Wer die Welt verstehen will, braucht Bilder. Bei mir ist bei der Lektüre des Buches „Global gescheitert“ von Susanne Schröter so ein Bild im Kopf entstanden. Sie erklärt, wie Schuldgefühle das Einfallstor für die Identitätspolitik sind. Die wiederum ein Werkzeug ist, um sich die Pfründe zu sichern.
Und mein Bild im Kopf? Da ist ein alter weißer König, der sich immer schuldig fühlt. Schon morgens beim Frühstück bedrückt ihn dieses Gefühl. Mittags sitzt er, lustlos im Essen rumstochernd, am Tisch. Abends geht er mit Schuldgefühlen ins Bett. Seine Berater erklären ihm, dass sein Vater nicht immer moralisch einwandfrei agierte. Aber er selbst sei fraglos kein böser Mann. Überhaupt habe sich das Königreich sehr gut entwickelt. Er solle einfach mehr an die frische Luft. Dann werde das Gefühl schon vergehen.

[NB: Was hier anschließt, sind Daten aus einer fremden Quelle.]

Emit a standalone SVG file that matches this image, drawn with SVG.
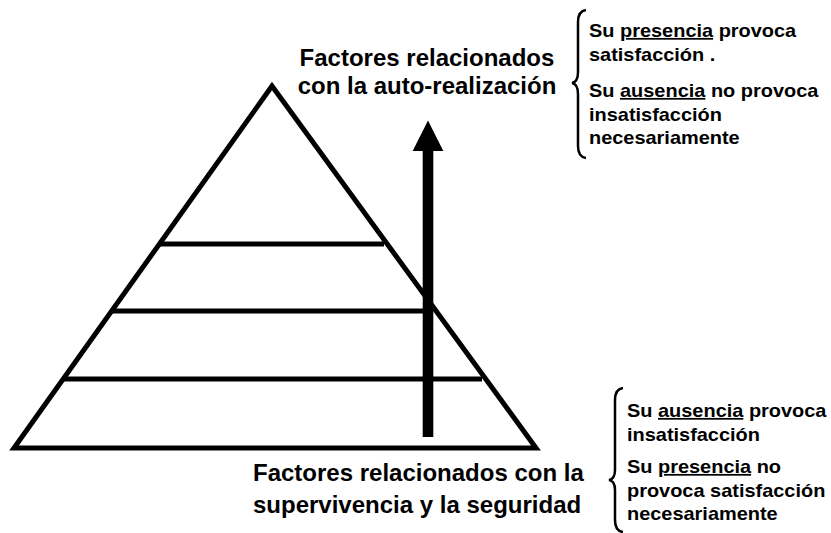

Eines Tages nun kommt ein neuer Berater frisch von der Hexenwerkstatt. Die anderen Berater halten ihn für einen Scharlatan. Doch erklären sie ihn und seine Lehren für harmlos. Als den alten König wieder die Schuldgefühle plagen, trifft er hinter dem Schloss auf den neuen Berater. Der erkennt seine Chance und erklärt ihm geradeheraus, dass er, der König und seine Familie Verbrecher sind.
Doch statt nun böse zu sein, wie man es erwarten dürfte, ist der König sehr erleichtert. Endlich versteht er, woher die Schuldgefühle kommen. „Natürlich bin ich ein Verbrecher!“, ruft er freudig aus. „Nun verstehe ich mich und meine Gefühle endlich besser. Doch wie bekomme ich nun Hilfe?“, fragt er den neuen Berater. Dieser weiß guten Rat: „Sie müssen ihre Verbrechen anerkennen. Denn nur wer dies tut, hat eine Möglichkeit erlöst zu werden. Und ihre Verbrechen sind zahlreich. Dazu müssen sie noch mehr Berater wie mich einstellen, die die Verbrechen aufdecken, von denen sie vielleicht noch gar nichts ahnen, und ihnen dann weitere Hinweise geben. Und die alten Berater müssen gehen, wenn sie sich nicht der neuen Linie anpassen. Immerhin haben sie Ihnen stets den falschen Weg gewiesen.“
Die meisten alten Berater passen sich allerdings schnell der neuen Linie an und übertrumpfen den neuen Berater noch in Schuldvorwürfen gegen den König. Denn sie verstehen: Nur der kommt jetzt weiter, der die Schuld des Königs durch schreckliche Verbrechen erklären kann, die täglich neu ans Tageslicht kommen. Doch schon bald müssen auch die Berater aufpassen, sich nicht den ständig wechselnden Vorwürfen nicht auszusetzen. Denn nicht allein der König kann schuldig sein. Heute ist ein Verbrecher, wer Kaffee schwarz trinkt. Morgen kann es derjenige sein, der Tee mit Zucker schlürft. Und wer weiß, wer übermorgen dran ist. Am meisten Prestige hat derjenige, der die gröbsten neuen Vorwürfe in den Raum wirft.
Der König sieht dabei wohl, dass in den Nachbarkönigreichen die Menschen geknechtet werden. Dort geht es noch zu wie bei seinen Vorfahren. In seinem Königreich hat es dagegen das gegeben, was die Menschen Fortschritt nennen. Doch darauf ist er nicht stolz. Stolz ist er vielmehr darauf, dass ihn keiner im Schuldigsein übertreffen kann. Denn seine Verbrechen und die seiner Vorfahren wären doch die schlimmsten gewesen, meint er.
Auch der neue Berater ist zufrieden. Der König hört nur noch auf ihn und seine Leute. Er und seine Berater kujonieren bald den gesamten Hof. Und sie leben nicht schlecht von den Schuldgefühlen des Königs und der einiger Bürger, die den König nacheifern. Der König beschäftigt sich allerdings bald nur noch mit seiner Vergangenheit und der Aufarbeitung seiner Schuld und lässt die Staatsgeschäfte immer weiter schleifen, während sich die Berater mästen.
Da werden einige Bürger des Reiches unzufrieden. Sie protestieren gegen die sehr einseitige Darstellung des Landes. Sie begehren auf. Der Berater erkennt die Gefahr. Schnell erklärt sie der Berater zu Feinden des Reiches, ja der ganzen Menschheit, als endlich …
Ja, wie geht die Geschichte nun weiter? Ich vermute, entweder wird der König noch schlau oder er muss weg. Denn ansonsten ist das Land für alle Zeiten dem bösen Berater und seinen Helfershelfern ausgeliefert.